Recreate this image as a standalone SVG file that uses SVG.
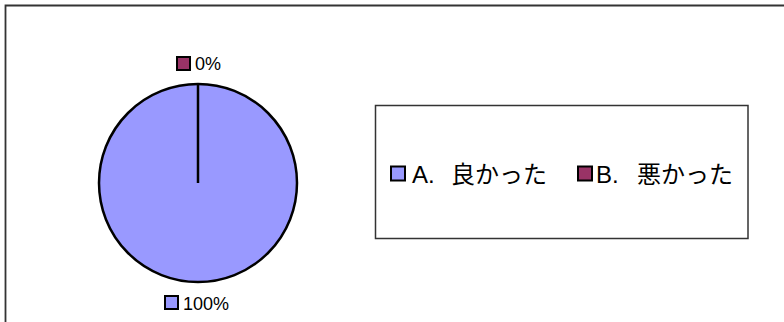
<svg xmlns="http://www.w3.org/2000/svg" width="784" height="322" viewBox="0 0 784 322">
<style>
text{font-family:"Liberation Sans","Noto Sans CJK JP",sans-serif;fill:#000}
.lbl{font-size:18px}
.leg{font-size:24px}
.a{fill:#9999FF;stroke:#000;stroke-width:2}
.b{fill:#993366;stroke:#000;stroke-width:2}
</style>
<rect width="784" height="322" fill="#fff"/>
<path d="M5.5 330 V5.5 H790" fill="none" stroke="#333" stroke-width="1.8"/>
<g id="pie">
<circle cx="198" cy="183" r="99" fill="#9999FF" stroke="#000" stroke-width="2.5"/>
<line x1="198" y1="84" x2="198" y2="183" stroke="#000" stroke-width="2.5"/>
</g>
<g id="label-b">
<rect class="b" x="177" y="57" width="13" height="13"/>
<text class="lbl" x="195" y="70">0%</text>
</g>
<g id="label-a">
<rect class="a" x="165" y="296" width="13" height="13"/>
<text class="lbl" x="183" y="309.5">100%</text>
</g>
<g id="legend">
<rect x="375.5" y="105.5" width="372.5" height="133" fill="#fff" stroke="#333" stroke-width="1.5"/>
<rect class="a" x="391" y="166.5" width="14" height="14"/>
<text class="leg" y="182.5"><tspan x="412">A. </tspan><tspan x="451">良かった</tspan></text>
<rect class="b" x="578" y="166.5" width="14" height="14"/>
<text class="leg" y="182.5"><tspan x="596">B. </tspan><tspan x="637">悪かった</tspan></text>
</g>
</svg>
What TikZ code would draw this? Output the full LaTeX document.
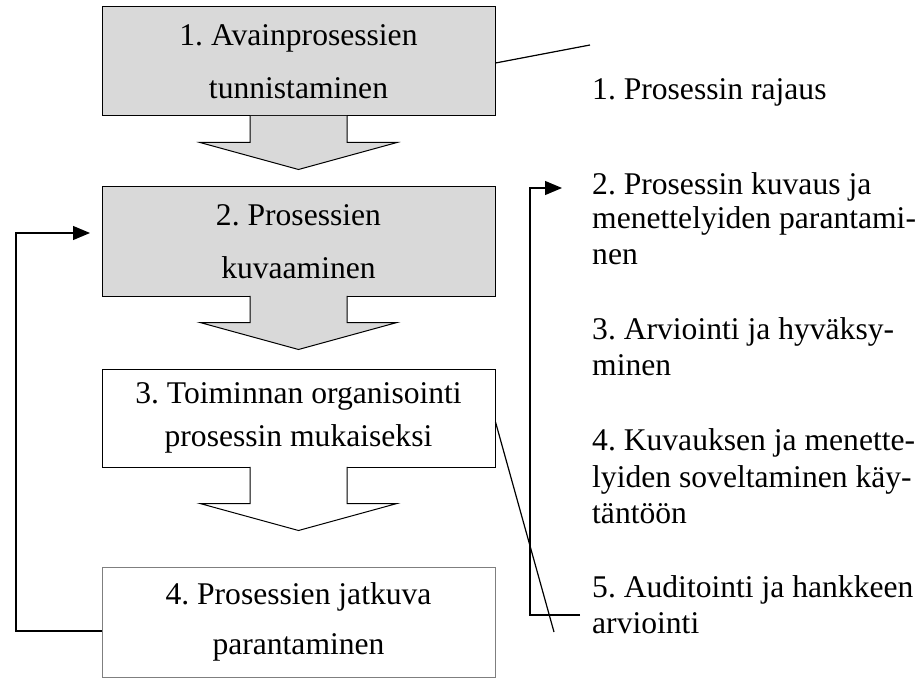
\documentclass[tikz,border=0pt]{standalone}
\usepackage{fontspec}
\setmainfont{Liberation Serif}
\usetikzlibrary{arrows.meta,calc}
\definecolor{boxgray}{HTML}{D9D9D9}
\definecolor{edgegray}{HTML}{7F7F7F}
\frenchspacing
\begin{document}
\frenchspacing
\begin{tikzpicture}[x=1pt,y=-1pt,
  box/.style={draw, line width=1pt, minimum width=393pt, minimum height=109pt,
    inner sep=0pt, align=center, font=\fontsize{31.6}{53}\selectfont},
  graybox/.style={box, fill=boxgray},
  blk/.style={draw, line width=1pt, line join=miter},
  conn/.style={line width=1.2pt},
  arr/.style={conn, -{Triangle[length=17pt,width=14pt]}},
  rtext/.style={anchor=base west, inner sep=0pt, font=\fontsize{31.6}{36}\selectfont}]
\useasboundingbox (0,0) rectangle (923,679);

% boxes
\node[graybox] (b1) at (298.5,61.5) {1. Avainprosessien\\tunnistaminen};
\node[graybox] (b2) at (298.5,241.5) {2. Prosessien\\kuvaaminen};
\node[box, fill=white, minimum height=98pt, font=\fontsize{31.6}{43}\selectfont]
  (b3) at (298.5,418) {3. Toiminnan organisointi\\prosessin mukaiseksi};
\node[box, fill=white, draw=edgegray, minimum height=110pt, font=\fontsize{31.6}{50}\selectfont]
  (b4) at (298.5,622) {4. Prosessien jatkuva\\parantaminen};

% block arrows
\foreach \a/\s/\f in {b1/26/boxgray, b2/26/boxgray, b3/36/white}{
  \filldraw[blk, fill=\f] ($(\a.south)+(-48.5,-0.6)$) -- ++(0,\s+0.6) -- ++(-50,0)
    -- ($(\a.south)+(0,\s+27)$) -- ($(\a.south)+(98.5,\s)$) -- ++(-50,0)
    -- ($(\a.south)+(48.5,-0.6)$);
}

% right texts
\node[rtext] (t1)  at (592,100) {1. Prosessin rajaus};
\node[rtext] (t2a) at (592,194) {2. Prosessin kuvaus ja};
\node[rtext] (t2b) at (592,229) {menettelyiden parantami-};
\node[rtext] (t2c) at (592,264) {nen};
\node[rtext] (t3a) at (592,339) {3. Arviointi ja hyväksy-};
\node[rtext] (t3b) at (592,375) {minen};
\node[rtext] (t4a) at (592,450) {4. Kuvauksen ja menette-};
\node[rtext] (t4b) at (592,487) {lyiden soveltaminen käy-};
\node[rtext] (t4c) at (592,523) {täntöön};
\node[rtext] (t5a) at (592,597) {5. Auditointi ja hankkeen};
\node[rtext] (t5b) at (592,633) {arviointi};

% connector coordinates
\coordinate (c1) at (590,45);
\coordinate (c3) at (554,632);
\coordinate (lb) at (16,631);
\coordinate (lt) at (16,233);
\coordinate (la) at (90,233);
\coordinate (rb) at (580,615);
\coordinate (rc) at (530,615);
\coordinate (rt) at (530,188);
\coordinate (ra) at (562,188);

% connectors
\draw[conn] ([yshift=-1.5pt]b1.east) -- (c1);
\draw[conn] ([yshift=-4pt]b3.east) -- (c3);
\draw[arr] (b4.west |- lb) -- (lb) -- (lt) -- (la);
\draw[arr] (rb) -- (rc) -- (rt) -- (ra);
\end{tikzpicture}
\end{document}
------------------------
Send back the data above word for word, with the pictures left out.

## ANSWER FOR THE TASK
Recreate this image as a standalone SVG file that uses SVG.
<svg xmlns="http://www.w3.org/2000/svg" width="784" height="322" viewBox="0 0 784 322">
<style>
text{font-family:"Liberation Sans","Noto Sans CJK JP",sans-serif;fill:#000}
.lbl{font-size:18px}
.leg{font-size:24px}
.a{fill:#9999FF;stroke:#000;stroke-width:2}
.b{fill:#993366;stroke:#000;stroke-width:2}
</style>
<rect width="784" height="322" fill="#fff"/>
<path d="M5.5 330 V5.5 H790" fill="none" stroke="#333" stroke-width="1.8"/>
<g id="pie">
<circle cx="198" cy="183" r="99" fill="#9999FF" stroke="#000" stroke-width="2.5"/>
<line x1="198" y1="84" x2="198" y2="183" stroke="#000" stroke-width="2.5"/>
</g>
<g id="label-b">
<rect class="b" x="177" y="57" width="13" height="13"/>
<text class="lbl" x="195" y="70">0%</text>
</g>
<g id="label-a">
<rect class="a" x="165" y="296" width="13" height="13"/>
<text class="lbl" x="183" y="309.5">100%</text>
</g>
<g id="legend">
<rect x="375.5" y="105.5" width="372.5" height="133" fill="#fff" stroke="#333" stroke-width="1.5"/>
<rect class="a" x="391" y="166.5" width="14" height="14"/>
<text class="leg" y="182.5"><tspan x="412">A. </tspan><tspan x="451">良かった</tspan></text>
<rect class="b" x="578" y="166.5" width="14" height="14"/>
<text class="leg" y="182.5"><tspan x="596">B. </tspan><tspan x="637">悪かった</tspan></text>
</g>
</svg>
What TikZ code would draw this? Output the full LaTeX document.
\documentclass[tikz,border=0pt]{standalone}
\usepackage{fontspec}
\setmainfont{Liberation Serif}
\usetikzlibrary{arrows.meta,calc}
\definecolor{boxgray}{HTML}{D9D9D9}
\definecolor{edgegray}{HTML}{7F7F7F}
\frenchspacing
\begin{document}
\frenchspacing
\begin{tikzpicture}[x=1pt,y=-1pt,
  box/.style={draw, line width=1pt, minimum width=393pt, minimum height=109pt,
    inner sep=0pt, align=center, font=\fontsize{31.6}{53}\selectfont},
  graybox/.style={box, fill=boxgray},
  blk/.style={draw, line width=1pt, line join=miter},
  conn/.style={line width=1.2pt},
  arr/.style={conn, -{Triangle[length=17pt,width=14pt]}},
  rtext/.style={anchor=base west, inner sep=0pt, font=\fontsize{31.6}{36}\selectfont}]
\useasboundingbox (0,0) rectangle (923,679);

% boxes
\node[graybox] (b1) at (298.5,61.5) {1. Avainprosessien\\tunnistaminen};
\node[graybox] (b2) at (298.5,241.5) {2. Prosessien\\kuvaaminen};
\node[box, fill=white, minimum height=98pt, font=\fontsize{31.6}{43}\selectfont]
  (b3) at (298.5,418) {3. Toiminnan organisointi\\prosessin mukaiseksi};
\node[box, fill=white, draw=edgegray, minimum height=110pt, font=\fontsize{31.6}{50}\selectfont]
  (b4) at (298.5,622) {4. Prosessien jatkuva\\parantaminen};

% block arrows
\foreach \a/\s/\f in {b1/26/boxgray, b2/26/boxgray, b3/36/white}{
  \filldraw[blk, fill=\f] ($(\a.south)+(-48.5,-0.6)$) -- ++(0,\s+0.6) -- ++(-50,0)
    -- ($(\a.south)+(0,\s+27)$) -- ($(\a.south)+(98.5,\s)$) -- ++(-50,0)
    -- ($(\a.south)+(48.5,-0.6)$);
}

% right texts
\node[rtext] (t1)  at (592,100) {1. Prosessin rajaus};
\node[rtext] (t2a) at (592,194) {2. Prosessin kuvaus ja};
\node[rtext] (t2b) at (592,229) {menettelyiden parantami-};
\node[rtext] (t2c) at (592,264) {nen};
\node[rtext] (t3a) at (592,339) {3. Arviointi ja hyväksy-};
\node[rtext] (t3b) at (592,375) {minen};
\node[rtext] (t4a) at (592,450) {4. Kuvauksen ja menette-};
\node[rtext] (t4b) at (592,487) {lyiden soveltaminen käy-};
\node[rtext] (t4c) at (592,523) {täntöön};
\node[rtext] (t5a) at (592,597) {5. Auditointi ja hankkeen};
\node[rtext] (t5b) at (592,633) {arviointi};

% connector coordinates
\coordinate (c1) at (590,45);
\coordinate (c3) at (554,632);
\coordinate (lb) at (16,631);
\coordinate (lt) at (16,233);
\coordinate (la) at (90,233);
\coordinate (rb) at (580,615);
\coordinate (rc) at (530,615);
\coordinate (rt) at (530,188);
\coordinate (ra) at (562,188);

% connectors
\draw[conn] ([yshift=-1.5pt]b1.east) -- (c1);
\draw[conn] ([yshift=-4pt]b3.east) -- (c3);
\draw[arr] (b4.west |- lb) -- (lb) -- (lt) -- (la);
\draw[arr] (rb) -- (rc) -- (rt) -- (ra);
\end{tikzpicture}
\end{document}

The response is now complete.